Return the lines below exactly, from the first line to the line that contains "y0_paper = (0". Leave out pictures.

[START OF Data block]

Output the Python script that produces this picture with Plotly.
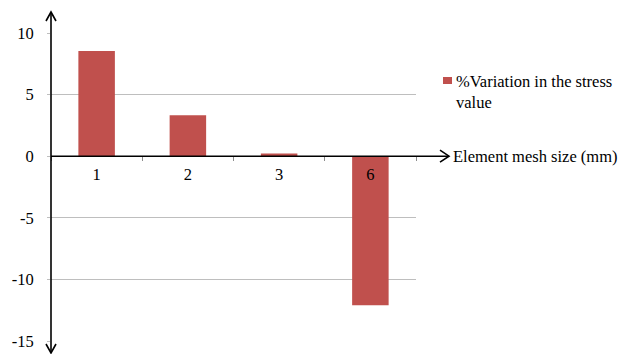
import plotly.graph_objects as go

# Data
mesh_sizes = ["1", "2", "3", "6"]
variation = [8.54, 3.33, 0.22, -12.1]
series_name = "%Variation in the stress<br>value"
x_title = "Element mesh size (mm)"
y_ticks = [-15, -10, -5, 0, 5, 10]
y_tick_text = ["-15", "-10", "-5", "0", "5", "10"]

BAR_COLOR = "#C0504D"
FONT = "'Liberation Serif', 'DejaVu Serif', serif"
W, H = 632, 354
L, R, T, B = 51, 216, 33, 13
PW, PH = W - L - R, H - T - B


def px_x(p):
    return (p - L) / PW


def px_y(p):
    return (H - B - p) / PH


fig = go.Figure(
    go.Bar(
        x=mesh_sizes,
        y=variation,
        name=series_name,
        marker=dict(color=BAR_COLOR, line=dict(width=0)),
        showlegend=False,
    )
)

y0_paper = (0 - y_ticks[0]) / (y_ticks[-1] - y_ticks[0])

shapes = []
line_style = dict(color="black", width=1.6)
# vertical axis with arrowheads at both ends
shapes.append(dict(type="line", xref="paper", yref="paper",
                   x0=0, x1=0, y0=px_y(352), y1=px_y(12), line=line_style))
shapes.append(dict(type="path", xref="paper", yref="paper",
                   path=f"M {px_x(46)},{px_y(21)} L 0,{px_y(12)} L {px_x(56)},{px_y(21)}",
                   line=line_style))
shapes.append(dict(type="path", xref="paper", yref="paper",
                   path=f"M {px_x(46)},{px_y(344)} L 0,{px_y(353)} L {px_x(56)},{px_y(344)}",
                   line=line_style))
# horizontal axis through zero, arrow on the right
y_zero_px = H - B - y0_paper * PH
shapes.append(dict(type="line", xref="paper", yref="y",
                   x0=0, x1=px_x(449), y0=0, y1=0, line=line_style))
shapes.append(dict(type="path", xref="paper", yref="paper",
                   path=(f"M {px_x(440)},{px_y(y_zero_px - 6)} L {px_x(449)},{y0_paper} "
                         f"L {px_x(440)},{px_y(y_zero_px + 6)}"),
                   line=line_style))
# legend swatch
shapes.append(dict(type="rect", xref="paper", yref="paper",
                   x0=px_x(443), x1=px_x(452), y0=px_y(84), y1=px_y(77),
                   fillcolor=BAR_COLOR, line=dict(width=0)))

annotations = [
    dict(text=x_title, xref="paper", yref="y", x=px_x(451), y=0,
         xanchor="left", yanchor="middle", showarrow=False,
         font=dict(family=FONT, size=16.5, color="black")),
    dict(text=series_name, xref="paper", yref="paper", x=px_x(454), y=px_y(70),
         xanchor="left", yanchor="top", align="left", showarrow=False,
         font=dict(family=FONT, size=16.5, color="black")),
]

fig.update_layout(
    template="none",
    width=W, height=H,
    margin=dict(l=L, r=R, t=T, b=B, pad=0),
    paper_bgcolor="white", plot_bgcolor="white",
    bargap=0.6,
    showlegend=False,
    font=dict(family=FONT, size=16.5, color="black"),
    shapes=shapes,
    annotations=annotations,
    xaxis=dict(
        type="category",
        anchor="free", position=y0_paper,
        automargin=False,
        showline=False, showgrid=False, zeroline=False,
        ticks="outside", tickson="boundaries", ticklen=4,
        tickcolor="#8C8C8C", tickwidth=1,
        ticklabelstandoff=6,
        tickfont=dict(family=FONT, size=16.5, color="black"),
        range=[-0.5, len(mesh_sizes) - 0.5],
    ),
    yaxis=dict(
        automargin=False,
        range=[y_ticks[0], y_ticks[-1]],
        tickvals=y_ticks, ticktext=y_tick_text,
        showgrid=True, gridcolor="#BEBEBE", gridwidth=1,
        zeroline=False, showline=False,
        ticks="outside", ticklen=3, tickcolor="#BEBEBE",
        ticklabelstandoff=10,
        tickfont=dict(family=FONT, size=16.5, color="black"),
    ),
)

fig.write_html("out.html")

[END OF Data block]

_Answer for this exercise_
Output the Python script that produces this picture with Plotly.
import plotly.graph_objects as go

# Data
mesh_sizes = ["1", "2", "3", "6"]
variation = [8.54, 3.33, 0.22, -12.1]
series_name = "%Variation in the stress<br>value"
x_title = "Element mesh size (mm)"
y_ticks = [-15, -10, -5, 0, 5, 10]
y_tick_text = ["-15", "-10", "-5", "0", "5", "10"]

BAR_COLOR = "#C0504D"
FONT = "'Liberation Serif', 'DejaVu Serif', serif"
W, H = 632, 354
L, R, T, B = 51, 216, 33, 13
PW, PH = W - L - R, H - T - B


def px_x(p):
    return (p - L) / PW


def px_y(p):
    return (H - B - p) / PH


fig = go.Figure(
    go.Bar(
        x=mesh_sizes,
        y=variation,
        name=series_name,
        marker=dict(color=BAR_COLOR, line=dict(width=0)),
        showlegend=False,
    )
)

y0_paper = (0 - y_ticks[0]) / (y_ticks[-1] - y_ticks[0])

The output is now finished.